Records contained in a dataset
##########
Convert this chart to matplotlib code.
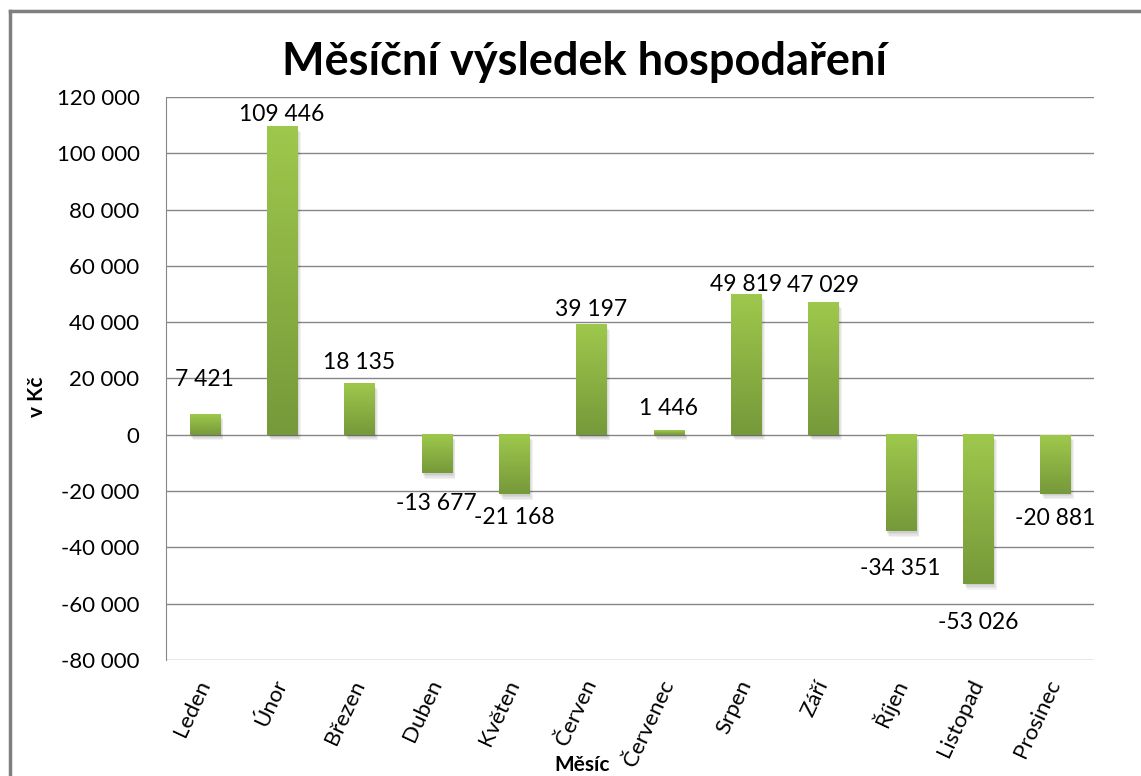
import numpy as np
import matplotlib
matplotlib.use("Agg")
import matplotlib.pyplot as plt
from matplotlib.colors import LinearSegmentedColormap
from matplotlib.patches import Rectangle
from matplotlib.lines import Line2D

plt.rcParams['font.family'] = ['Lato', 'DejaVu Sans']

months = ["Leden", "Únor", "Březen", "Duben", "Květen", "Červen",
          "Červenec", "Srpen", "Září", "Říjen", "Listopad", "Prosinec"]
results = [7421, 109446, 18135, -13677, -21168, 39197,
           1446, 49819, 47029, -34351, -53026, -20881]
y_ticks = list(range(-80000, 120001, 20000))

# distance of label centre from bar end (points)
label_pad = [25, 8.5, 15, 22, 17, 11, 16, 7, 12, 27, 28, 18]


def fmt(v):
    return f"{v:,}".replace(",", " ")


fig = plt.figure(figsize=(11.41, 7.76), dpi=100)
ax = fig.add_axes([166 / 1141, 1 - 660 / 776, (1094 - 166) / 1141, (660 - 97) / 776])

x = np.arange(len(months))
width = 0.39
bars = ax.bar(x, results, width, color="none", edgecolor="none", zorder=3)

cmap = LinearSegmentedColormap.from_list("grn", ["#9ec84c", "#76993a"])
grad = np.linspace(0, 1, 100).reshape(-1, 1)

for b, v in zip(bars, results):
    x0 = b.get_x()
    lo, hi = min(0, v), max(0, v)
    # soft shadow
    for k in range(1, 5):
        ax.add_patch(Rectangle((x0 + 0.012 * k, lo - 500 * k), width, hi - lo,
                               facecolor="black", alpha=0.05, edgecolor="none", zorder=2))
    ax.imshow(grad, cmap=cmap, aspect="auto", origin="upper",
              extent=(x0, x0 + width, lo, hi), zorder=3)

for i, (v, p) in enumerate(zip(results, label_pad)):
    ax.annotate(fmt(v), (x[i], v), xytext=(0, p if v > 0 else -p),
                textcoords="offset points", ha="center", va="center",
                fontsize=16.5)

ax.set_xlim(-0.5, len(months) - 0.5)
ax.set_ylim(-80000, 120000)
ax.set_yticks(y_ticks)
ax.set_yticklabels([fmt(t) for t in y_ticks], fontsize=16)
ax.set_xticks(x)
ax.set_xticklabels(months, rotation=65, ha="right", va="center",
                   rotation_mode="anchor", fontsize=16)
ax.tick_params(axis="y", length=0, pad=19)
ax.tick_params(axis="x", length=0, pad=15)
ax.grid(axis="y", color="#868686", linewidth=1, zorder=0)
ax.set_axisbelow(True)
for s in ["top", "right", "bottom"]:
    ax.spines[s].set_visible(False)
ax.spines["left"].set_color("#868686")

fig.text(585 / 1141, 1 - 62 / 776, "Měsíční výsledek hospodaření",
         ha="center", va="center", fontsize=32.5, fontweight="bold")
fig.text(37 / 1141, 1 - 397 / 776, "v Kč", rotation=90,
         ha="center", va="center", fontsize=15, fontweight="bold")
fig.text(582 / 1141, 1 - 765 / 776, "Měsíc", ha="center", va="center",
         fontsize=15, fontweight="bold")

# chart frame
fig.add_artist(Line2D([9.5 / 1141, 9.5 / 1141], [0, 1 - 11 / 776],
                      color="#7f7f7f", linewidth=2.5))
fig.add_artist(Line2D([9.5 / 1141, 1], [1 - 11 / 776, 1 - 11 / 776],
                      color="#7f7f7f", linewidth=2.5))

fig.savefig("out.png", dpi=100)
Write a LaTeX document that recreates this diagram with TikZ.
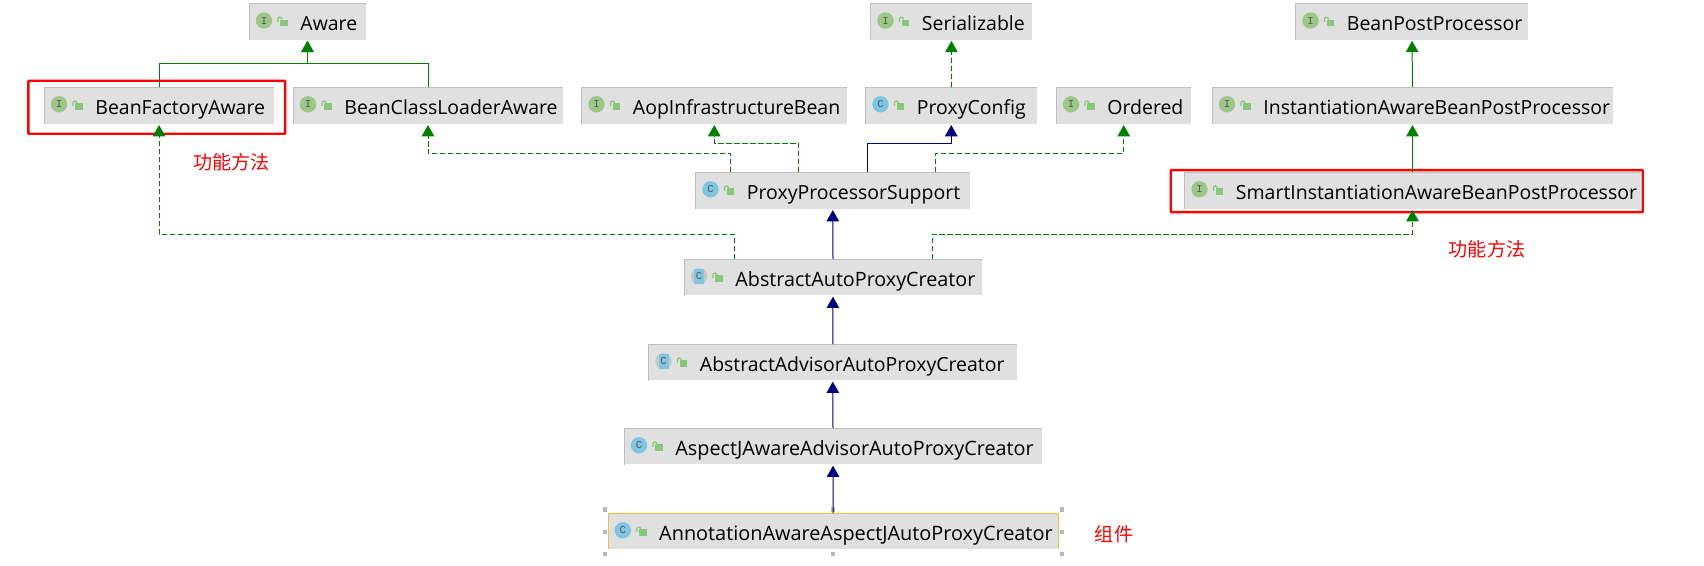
\documentclass[tikz,border=0pt]{standalone}
\usepackage{fontspec}
\setmainfont{Open Sans}
\newfontfamily\cjk{Noto Sans CJK SC}
\newfontfamily\iconfont{Liberation Mono}
\usetikzlibrary{arrows.meta}
\definecolor{boxfill}{HTML}{E0E0E0}
\definecolor{boxedge}{HTML}{BEBEBE}
\definecolor{ifacegreen}{HTML}{9CC787}
\definecolor{classblue}{HTML}{7FC6E2}
\definecolor{lockgreen}{HTML}{8AC77A}
\definecolor{implgreen}{HTML}{008000}
\definecolor{extblue}{HTML}{000080}
\definecolor{markred}{HTML}{FF0000}
\definecolor{selyellow}{HTML}{F5C232}
\definecolor{handlegray}{HTML}{B8B8B8}
\tikzset{
  typebox/.style={fill=boxfill,draw=none,inner sep=0pt,anchor=center},
  extends/.style={line width=0.75pt,-{Triangle[length=8.5pt,width=9.4pt]},shorten >=0.8pt},
  ext/.style={extends,draw=extblue},
  impl/.style={extends,draw=implgreen},
  dashimpl/.style={impl,dash pattern=on 4pt off 2pt},
  markbox/.style={draw=markred,line width=1.8pt,fill=none,rounded corners=0.5pt},
  note/.style={text=markred,font=\cjk\fontsize{14.3}{16}\selectfont,inner sep=0pt},
  handle/.style={fill=handlegray,draw=none,minimum size=3.6pt,inner sep=0pt},
  iconletter/.style={inner sep=0pt,text=black!65,font=\iconfont\fontsize{8}{9}\selectfont},
}
\def\tsz{14.6}
% #1 name, #2 x1, #3 x2, #4 y1, #5 y2, #6 kind (I/C/A), #7 text
\newcommand{\typenode}[7]{%
  \pgfmathsetmacro{\cxx}{(#2+#3)/2}%
  \pgfmathsetmacro{\cyy}{(#4+#5)/2}%
  \pgfmathsetmacro{\wpt}{(#3-#2)*0.75}%
  \pgfmathsetmacro{\hpt}{(#5-#4)*0.75}%
  \node[typebox,minimum width=\wpt pt,minimum height=\hpt pt] (#1) at (\cxx,\cyy)
    {\raisebox{-6.8pt}[0pt][0pt]{\makebox[\wpt pt][l]{\hspace{38.2pt}\fontsize{\tsz}{16}\selectfont #7}}};
  \draw[boxedge,line width=0.8pt] (#1.south west) -- (#1.north west) -- (#1.north east);
  \pgfmathsetmacro{\ix}{#2+14.5}%
  \pgfmathsetmacro{\iy}{#4+17}%
  \pgfmathsetmacro{\lx}{#2+33.5}%
  \ifx#6I
    \fill[ifacegreen] (\ix,\iy) circle[radius=8.2];
    \node[iconletter] at (\ix,\iy) {I};
  \else\ifx#6C
    \fill[classblue] (\ix,\iy) circle[radius=8.2];
    \node[iconletter] at (\ix,\iy) {C};
  \else
    \fill[black!22] (\ix,\iy) circle[radius=8.2];
    \fill[classblue] (\ix-5,\iy-7.6) rectangle (\ix+5,\iy+7.6);
    \node[iconletter] at (\ix,\iy) {C};
  \fi\fi
  \fill[lockgreen] (\lx-3,\iy-1) rectangle (\lx+4.7,\iy+5.5);
  \draw[lockgreen,line width=0.9pt] (\lx-5,\iy+1.5) -- (\lx-5,\iy-1.5) .. controls (\lx-5,\iy-4) and (\lx-1,\iy-4) .. (\lx-1,\iy-1);
}
\begin{document}
\begin{tikzpicture}[x=0.75pt,y=-0.75pt]
\useasboundingbox (0,0) rectangle (1704,565);
\typenode{aware}{249.5}{365.5}{3.5}{39.5}{I}{Aware}
\typenode{serial}{871}{1032}{3.5}{39.5}{I}{Serializable}
\typenode{bpp}{1296}{1528}{3.5}{39.5}{I}{BeanPostProcessor}
\typenode{bfa}{44.5}{273.5}{87.3}{123.7}{I}{BeanFactoryAware}
\typenode{bcla}{293.5}{562.5}{87.3}{123.7}{I}{BeanClassLoaderAware}
\typenode{aop}{582}{846.5}{87.3}{123.7}{I}{AopInfrastructureBean}
\typenode{pcfg}{866}{1036.5}{87.3}{123.7}{C}{ProxyConfig}
\typenode{ordered}{1056.5}{1191}{87.3}{123.7}{I}{Ordered}
\typenode{iabpp}{1212.5}{1612.5}{87.3}{123.7}{I}{InstantiationAwareBeanPostProcessor}
\typenode{pps}{696}{969.5}{172.3}{208.7}{C}{ProxyProcessorSupport}
\typenode{sia}{1185}{1640}{172.3}{208.7}{I}{SmartInstantiationAwareBeanPostProcessor}
\def\tsz{14.8}
\typenode{aapc}{684.5}{981.5}{259.3}{295.3}{A}{AbstractAutoProxyCreator}
\def\tsz{14.6}
\typenode{aadv}{649}{1016.5}{344.3}{380.3}{A}{AbstractAdvisorAutoProxyCreator}
\def\tsz{14.85}
\typenode{asp}{624.5}{1041.5}{428.3}{464.3}{C}{AspectJAwareAdvisorAutoProxyCreator}
\def\tsz{14.9}
\typenode{anno}{608.3}{1058}{513.3}{549}{C}{AnnotationAwareAspectJAutoProxyCreator}
% selection of the bottom box
\draw[selyellow,line width=0.8pt] (anno.south west) -- (anno.north west) -- (anno.north east) -- (anno.south east);
\foreach \hn/\hx/\hy in {ha/605/509.7,hb/833/509.7,hc/1062/509.7,hd/605/532,he/1062/532,hf/605/554,hg/833/554,hh/1062/554}
  \node[handle] (\hn) at (\hx,\hy) {};
% marking rectangles
\node[markbox,minimum width=192.5pt,minimum height=39.8pt,inner sep=0pt] (mark1) at (156.75,107.25) {};
\node[markbox,minimum width=354pt,minimum height=31.5pt,inner sep=0pt] (mark2) at (1406.75,191.1) {};
% connectors
\draw[impl] (bfa.north) -- ++(0,-23.7) -| (aware.south);
\draw[impl] (bcla.north) -- ++(0,-23.7) -| (aware.south);
\draw[dashimpl] (pcfg.north) -- (serial.south);
\draw[impl] (iabpp.north) -- (bpp.south);
\draw[impl] (sia.north) -- (iabpp.south);
\draw[dashimpl] ([xshift=-76.5pt]pps.north) -- ++(0,-18.6) -| (bcla.south);
\draw[dashimpl] ([xshift=-25.5pt]pps.north) -- ++(0,-29) -| (aop.south);
\draw[ext] ([xshift=25.9pt]pps.north) -- ++(0,-29) -| (pcfg.south);
\draw[dashimpl] ([xshift=77.25pt]pps.north) -- ++(0,-18.6) -| (ordered.south);
\draw[dashimpl] ([xshift=-74.25pt]aapc.north) -- ++(0,-25) -| (bfa.south);
\draw[dashimpl] ([xshift=74.6pt]aapc.north) -- ++(0,-25) -| (sia.south);
\draw[ext] (aapc.north) -- (pps.south);
\draw[ext] (aadv.north) -- (aapc.south);
\draw[ext] (asp.north) -- (aadv.south);
\draw[ext] (anno.north) -- (asp.south);
% notes
\node[note] (n1) at (231.5,162) {功能方法};
\node[note] (n2) at (1487,249) {功能方法};
\node[note] (n3) at (1114,534) {组件};
\end{tikzpicture}
\end{document}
##########
* WHAT NEEDS TO BE DONE *
Return the material line for line, from its beginning to the line that contains "from matplotlib.lines import Line2D", with the pictures left out.

* SOLUTION *
Convert this chart to matplotlib code.
import numpy as np
import matplotlib
matplotlib.use("Agg")
import matplotlib.pyplot as plt
from matplotlib.colors import LinearSegmentedColormap
from matplotlib.patches import Rectangle
from matplotlib.lines import Line2D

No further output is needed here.